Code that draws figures

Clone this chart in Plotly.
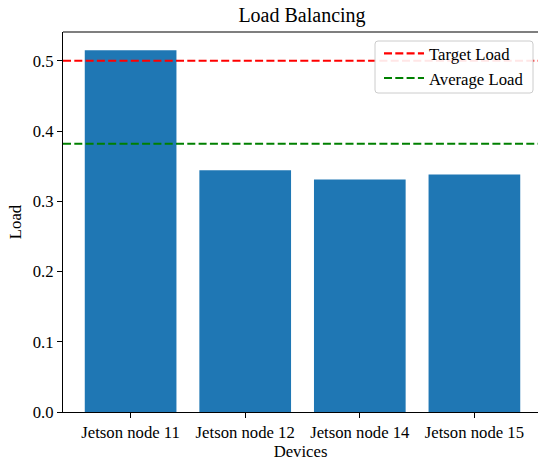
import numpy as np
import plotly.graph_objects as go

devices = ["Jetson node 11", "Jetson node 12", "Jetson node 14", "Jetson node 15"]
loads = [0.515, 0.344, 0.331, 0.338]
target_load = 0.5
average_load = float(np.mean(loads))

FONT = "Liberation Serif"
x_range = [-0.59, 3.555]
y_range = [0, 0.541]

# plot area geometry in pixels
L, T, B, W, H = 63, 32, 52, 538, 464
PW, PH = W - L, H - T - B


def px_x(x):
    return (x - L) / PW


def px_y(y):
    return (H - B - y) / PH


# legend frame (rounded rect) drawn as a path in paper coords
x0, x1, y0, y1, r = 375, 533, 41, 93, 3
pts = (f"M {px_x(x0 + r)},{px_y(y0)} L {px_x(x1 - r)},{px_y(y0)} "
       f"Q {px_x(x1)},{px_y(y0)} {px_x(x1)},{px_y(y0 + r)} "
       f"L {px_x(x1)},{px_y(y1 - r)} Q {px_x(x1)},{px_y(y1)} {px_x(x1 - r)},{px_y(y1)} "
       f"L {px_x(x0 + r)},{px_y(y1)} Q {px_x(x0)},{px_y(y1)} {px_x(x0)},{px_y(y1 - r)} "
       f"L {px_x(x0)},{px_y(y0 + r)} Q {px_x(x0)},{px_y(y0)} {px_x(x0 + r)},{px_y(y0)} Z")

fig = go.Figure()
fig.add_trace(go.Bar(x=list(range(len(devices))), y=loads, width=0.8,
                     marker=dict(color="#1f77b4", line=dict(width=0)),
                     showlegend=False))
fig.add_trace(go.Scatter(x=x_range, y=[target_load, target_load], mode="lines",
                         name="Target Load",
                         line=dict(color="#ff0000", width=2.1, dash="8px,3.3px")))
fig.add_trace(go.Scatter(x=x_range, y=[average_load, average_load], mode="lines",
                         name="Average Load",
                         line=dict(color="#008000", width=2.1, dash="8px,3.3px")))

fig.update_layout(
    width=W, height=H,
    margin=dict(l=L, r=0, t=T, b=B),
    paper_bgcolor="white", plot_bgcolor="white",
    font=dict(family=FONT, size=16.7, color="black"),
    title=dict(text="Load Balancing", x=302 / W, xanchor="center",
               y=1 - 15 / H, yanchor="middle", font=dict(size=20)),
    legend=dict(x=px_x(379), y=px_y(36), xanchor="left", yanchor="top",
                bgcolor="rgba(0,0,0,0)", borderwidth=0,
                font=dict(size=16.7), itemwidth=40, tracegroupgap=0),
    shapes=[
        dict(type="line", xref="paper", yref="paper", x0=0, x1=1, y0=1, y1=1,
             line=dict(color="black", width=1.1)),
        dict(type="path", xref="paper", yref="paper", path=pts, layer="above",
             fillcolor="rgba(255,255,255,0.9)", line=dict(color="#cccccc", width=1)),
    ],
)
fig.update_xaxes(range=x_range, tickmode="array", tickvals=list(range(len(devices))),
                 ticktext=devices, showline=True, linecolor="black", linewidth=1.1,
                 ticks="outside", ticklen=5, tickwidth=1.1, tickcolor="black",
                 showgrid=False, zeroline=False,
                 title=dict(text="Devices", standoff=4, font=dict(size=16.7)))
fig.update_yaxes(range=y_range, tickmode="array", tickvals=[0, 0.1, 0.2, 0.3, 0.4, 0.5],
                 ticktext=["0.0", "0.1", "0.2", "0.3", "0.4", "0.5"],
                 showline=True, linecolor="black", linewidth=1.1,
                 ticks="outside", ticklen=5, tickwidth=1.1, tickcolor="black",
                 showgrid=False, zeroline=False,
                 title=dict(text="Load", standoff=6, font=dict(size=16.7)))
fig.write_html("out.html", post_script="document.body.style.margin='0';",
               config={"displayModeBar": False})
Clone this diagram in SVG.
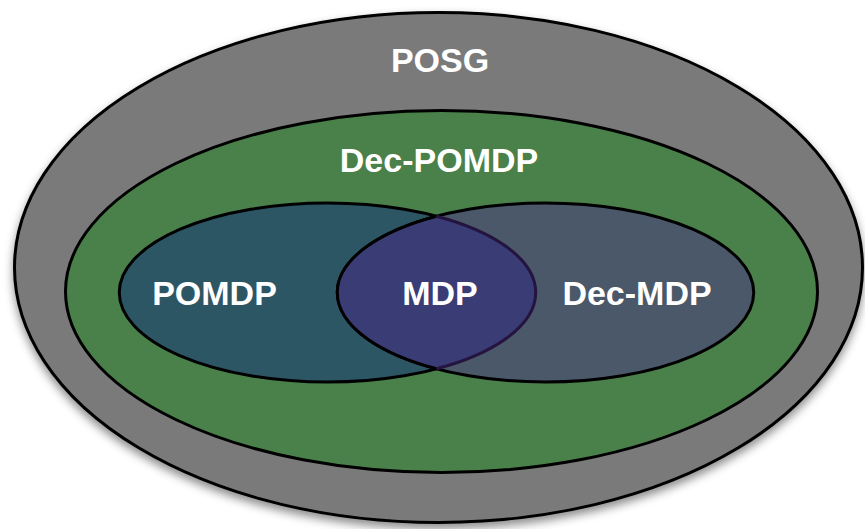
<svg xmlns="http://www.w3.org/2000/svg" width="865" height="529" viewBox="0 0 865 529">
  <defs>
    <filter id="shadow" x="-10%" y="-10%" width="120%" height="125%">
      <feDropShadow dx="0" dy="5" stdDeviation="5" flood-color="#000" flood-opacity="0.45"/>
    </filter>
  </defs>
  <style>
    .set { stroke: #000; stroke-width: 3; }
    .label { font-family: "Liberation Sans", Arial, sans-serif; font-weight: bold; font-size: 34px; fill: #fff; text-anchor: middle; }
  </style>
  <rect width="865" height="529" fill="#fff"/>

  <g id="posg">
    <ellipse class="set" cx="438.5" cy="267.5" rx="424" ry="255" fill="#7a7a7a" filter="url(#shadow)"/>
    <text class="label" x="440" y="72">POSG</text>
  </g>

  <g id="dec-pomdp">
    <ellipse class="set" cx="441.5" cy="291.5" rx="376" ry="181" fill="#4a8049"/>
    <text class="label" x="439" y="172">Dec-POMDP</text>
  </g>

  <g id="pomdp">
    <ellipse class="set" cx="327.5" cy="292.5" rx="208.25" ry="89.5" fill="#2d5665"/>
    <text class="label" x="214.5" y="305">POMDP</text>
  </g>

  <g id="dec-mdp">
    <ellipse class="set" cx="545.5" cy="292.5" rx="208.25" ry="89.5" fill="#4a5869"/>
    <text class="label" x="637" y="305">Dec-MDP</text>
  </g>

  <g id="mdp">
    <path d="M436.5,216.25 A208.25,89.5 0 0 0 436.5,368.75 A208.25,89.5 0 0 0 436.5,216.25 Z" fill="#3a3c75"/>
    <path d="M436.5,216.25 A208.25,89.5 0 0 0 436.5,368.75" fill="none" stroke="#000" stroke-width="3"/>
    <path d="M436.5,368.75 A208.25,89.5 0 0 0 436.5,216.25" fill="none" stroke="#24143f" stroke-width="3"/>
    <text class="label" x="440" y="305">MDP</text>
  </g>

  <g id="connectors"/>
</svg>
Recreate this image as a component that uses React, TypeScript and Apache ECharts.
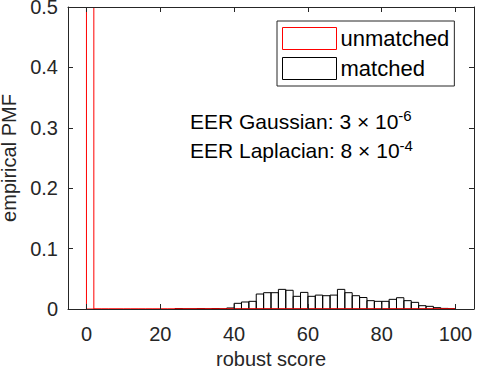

## Exercise brief
Using the listing above, show each line holding the string "Clone".

## Exercise response
Clone this chart in Plotly.
Clone this diagram in SVG.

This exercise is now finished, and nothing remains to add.